After six days in Cape Town, we headed to the airport and boarded Singapore Airlines flight #962, direct to Singapore. The eleven hour flight was the longest of our trip, but fortunately the plane was quite comfortable (though not an A380 as we had hoped). In addition to getting a “sleep kit”, on-demand movies, and surprisingly good food (I cleaned my plate), we had our first chance to try Singapore’s famous cocktail, the Singapore Sling, a concoction of liquor and fruit juice that tastes like a sweet alcoholic fruit punch. Given all of the good food and entertainment choices, plus less than optimal time zone changes, we didn’t actually sleep at all on the flight, so we arrived in Singapore in a bit of a daze.
Singapore is modern, very clean, and very safe. We didn’t see any graffiti, garbage, or gum on the streets. While small in size, it has 3.3 million residents, living mostly in collections of white concrete apartment buildings, surrounded by generous tropical greenery. After an hour on the train, we got to our hostel, located in what appeared to be a very typical Singapore flat in one of the buildings I just described. Rather than staying in a fancy hotel, we got to experience the real Singapore.
We dropped off our bags and caught the same train in the reverse direction, this time half an hour back into town. We got off at Orchard Road, a long busy street lined with shopping malls on either side — yes, not just stores, but entire shopping malls. The amount of shopping available to us was overwhelming, but did not lead us to make any purchases. When we got to the end of the street, we visited the Long Bar in Raffles Hotel, where the previously mentioned Singapore Sling was invented, ate lunch at a pan-Asian noodle joint in the ground floor of one of the shopping malls, and then hopped on a tour bus for a whirlwind tour of the city. At the end, we stopped at yet another shopping mall, this time viewing the “Fountain of Wealth”, which is supposed to be one of the worlds largest fountains, but was only running at a trickle (perhaps because of the financial crisis?).
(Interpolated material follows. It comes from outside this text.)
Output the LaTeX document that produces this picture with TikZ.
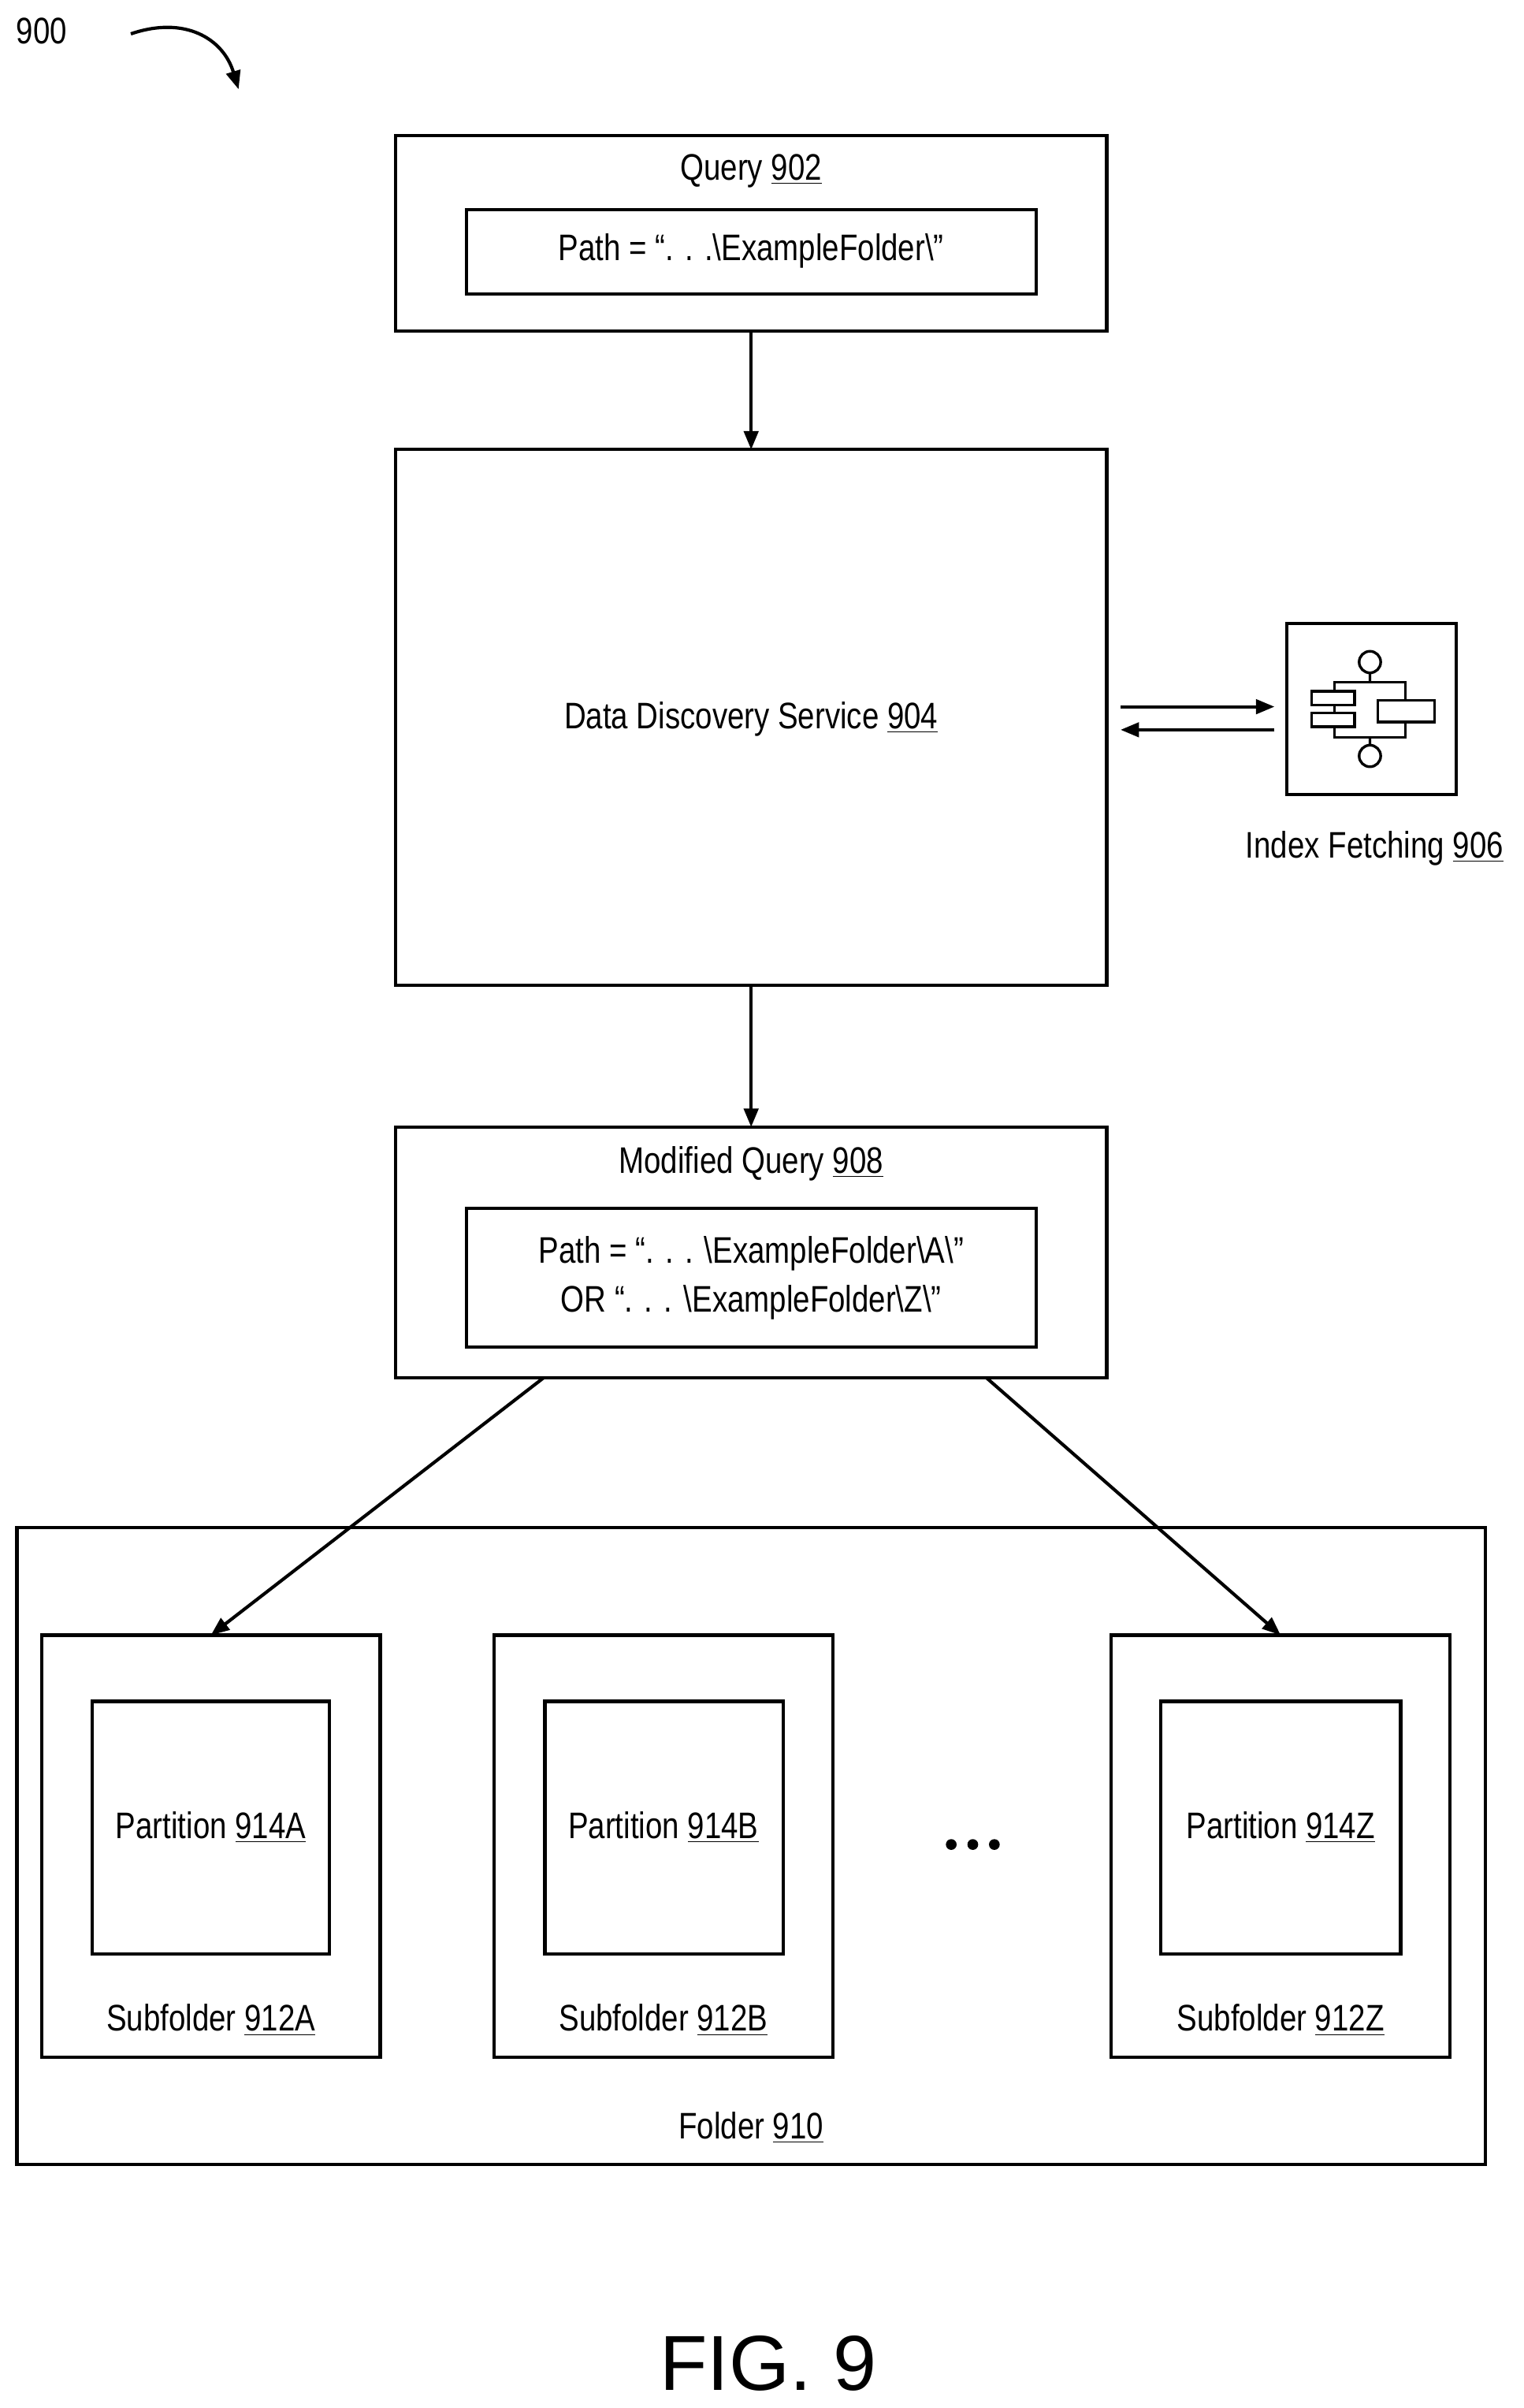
\documentclass[tikz,border=0pt]{standalone}
\usepackage{fontspec}
\setmainfont{Liberation Sans}[FakeStretch=0.82]
\usetikzlibrary{arrows.meta}
\newcommand{\refnum}[1]{\underline{#1}}
\tikzset{every picture/.style={line width=1.6pt}}
\tikzset{
  txt/.style={font=\fontsize{18}{22}\selectfont, inner sep=0pt, align=center},
  box/.style={draw, inner sep=0pt},
  arr/.style={-{Triangle[length=9pt,width=7pt]}},
}

\begin{document}
\begin{tikzpicture}[x=0.75pt,y=0.75pt,yscale=-1,xscale=1]
\useasboundingbox (0,0) rectangle (990,1564);

%Label and curved arrow
\node[txt] (fignum) at (27,20) {900};
\draw[arr] (85,22) .. controls (120,10) and (145,25) .. (155,58);

%Query
\draw[box] (257,88) rectangle (719,215);
\coordinate (qtop) at (488,88);
\coordinate (qbot) at (488,215);
\node[txt] (q) at (488,111) {Query \refnum{902}};
\draw[box] (303,136) rectangle (673,191);
\node[txt] (qpath) at (488,163) {Path = “. . .\textbackslash ExampleFolder\textbackslash ”};

%Data Discovery Service
\draw[box] (257,292) rectangle (719,640);
\coordinate (dtop) at (488,292);
\coordinate (dbot) at (488,640);
\node[txt] (dds) at (488,467) {Data Discovery Service \refnum{904}};
\draw[arr] (qbot) -- (dtop);

%Index Fetching icon
\draw[box] (836,405) rectangle (946,516);
\draw[line width=1.3pt] (867,443) rectangle (913,479);
\draw[line width=1.3pt, fill=white] (852,449) rectangle (880,458);
\draw[line width=1.3pt, fill=white] (852,463) rectangle (880,472);
\draw[line width=1.3pt, fill=white] (895,455) rectangle (932,469);
\draw[line width=1.3pt] (890,430) circle (7) (890,437) -- (890,443);
\draw[line width=1.3pt] (890,491) circle (7) (890,479) -- (890,484);
\node[txt] (idx) at (893,551) {Index Fetching \refnum{906}};
\coordinate (ia) at (728,459);
\coordinate (ib) at (828,459);
\coordinate (ic) at (828,474);
\coordinate (id) at (728,474);
\draw[arr] (ia) -- (ib);
\draw[arr] (ic) -- (id);

%Modified Query
\draw[box] (257,732) rectangle (719,895);
\coordinate (mtop) at (488,732);
\node[txt] (mq) at (488,756) {Modified Query \refnum{908}};
\draw[box] (303,785) rectangle (673,875);
\node[txt] (mpath) at (488,830) {Path = “. . . \textbackslash ExampleFolder\textbackslash A\textbackslash ”\\[2pt]OR “. . . \textbackslash ExampleFolder\textbackslash Z\textbackslash ”};
\draw[arr] (dbot) -- (mtop);

%Folder
\draw[box] (11,992) rectangle (965,1406);
\node[txt] (fold) at (488,1382) {Folder \refnum{910}};

%Subfolders and partitions
\draw[box] (27,1062) rectangle (247,1336);
\draw[box] (60,1105) rectangle (214,1269);
\node[txt] (pa) at (137,1187) {Partition \refnum{914A}};
\node[txt] (sa) at (137,1312) {Subfolder \refnum{912A}};
\draw[box] (321,1062) rectangle (541,1336);
\draw[box] (354,1105) rectangle (509,1269);
\node[txt] (pb) at (431,1187) {Partition \refnum{914B}};
\node[txt] (sb) at (431,1312) {Subfolder \refnum{912B}};
\draw[box] (722,1062) rectangle (942,1336);
\draw[box] (754,1105) rectangle (910,1269);
\node[txt] (pz) at (832,1187) {Partition \refnum{914Z}};
\node[txt] (sz) at (832,1312) {Subfolder \refnum{912Z}};
\foreach \x in {618,632,646} \fill (\x,1198) circle (3.5);

\coordinate (m1) at (353,895);
\coordinate (m2) at (641,895);
\coordinate (atop) at (137,1062);
\coordinate (ztop) at (832,1062);
\draw[arr] (m1) -- (atop);
\draw[arr] (m2) -- (ztop);

% Figure title
\node[font=\fontsize{38}{42}\selectfont\addfontfeature{FakeStretch=1}, inner sep=0pt] (fig) at (499,1535) {FIG. 9};

\end{tikzpicture}
\end{document}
Finally, we took a train back to the hostel and ate dinner at a place around the corner that the owner of our hostel had recommended. An open-air food court occupied much of the ground floor of the apartment building next to ours, and had a variety of Chinese, Malaysian, and Indian stalls to choose from. Unlike the restaurants downtown, this place was completely untoursity, and we felt we were likely the only non-Singaporeans there. The food was delicious, giving us plenty of energy for the next day, when we caught a 7am cab back to the airport to take a flight down to Bali.